To był mecz z gatunku tych, które trzeba wygrać i wymazać z pamięci
Wyjazdowym rywalem Pogoni była „czerwona latarnia” ligi, z bilansem – po dzisiejszym starciu – 0-20. Końcowy rezultat (67:94) nie oddaje przebiegu spotkania. Doral prowadził nawet 15:6. Prudniczanie szybko jednak uporządkowali grę i na początku trzeciej kwarty zbudowali czternastopunktowy kapitał (36:50). Większość piłek „pchali” pod kosz, gdzie posiadali przewagę wzrostu (22 „oczka” zdobył Tomasz Nowakowski). Gospodarze nie poddali się tak łatwo i choć odstają poziomem od pozostałych ekip 1. ligi, w 34. min doprowadzili do stanu 63:69. Kto wie, jakby potoczyły się losy pojedynku, gdyby nie „trójki” Damiana Janiaka i Stanferda Sannego (65:75). Po tych rzutach „śledziowi” już się nie podnieśli. W końcówce stracili 17 punktów z rzędu i resztki nadziei na choćby honorową porażkę. Wynik meczu ustalił Patryk Kociuga, po odważnym wejściu pod samą obręcz. Szansę debiutu na zapleczu ekstraklasy otrzymał 18-letni Łukasz Mazur.

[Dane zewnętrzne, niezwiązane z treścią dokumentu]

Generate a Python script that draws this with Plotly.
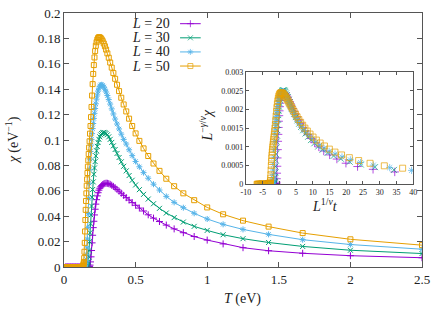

Pogoń odniosła szóstą wygraną w sezonie (6-14). Jutro (24.01) swoje mecze rozegrają zespoły Kotwicy Kołobrzeg (ze Zniczem w Pruszkowie) i Wisły Kraków (we Wrocławiu z WKK), które rywalizują z prudniczanami o pozostanie w Suzuki 1. lidze.
W najbliższy piątek (29 stycznia) na Łuczniczą zawitają rezerwy wrocławskiego Śląska.
20. KOLEJKA
Zetkama Doral Nysa Kłodzko – Pogoń Prudnik 67:94 (23:25, 13:21, 17:17, 14:31)
DORAL: Weiss 13 (1×3), Krajniewski 7 (1×3, 6 zb.), Bernecki, Wojciechowski 2, Dawdo 2, Ziółko 7 (1×3), Szymański 9, Nowakowski 13 (1×3), Nowicki 14 (13 zb.). Trenerzy: Jarosław Krysiewicz, Rafał Wojciechowski.
POGOŃ: Kutta 10 (5 as.), Kociuga 2, Sanny 9 (1×3), Kapuściński, Pisarczyk 13 (1×3, 8 zb.), Mordzak 7, Sroka 5, Nowakowski 22 (6 zb.), Madziar 7 (1×3), Garwol 7 (1×3), Janiak 12 (2×3), Mazur. Trenerzy: Dominik Tomczyk, Tomasz Michalak.
SĘDZIOWIE: Rafał Zuchowicz, Mateusz Kryśko, Bartosz Koralewski.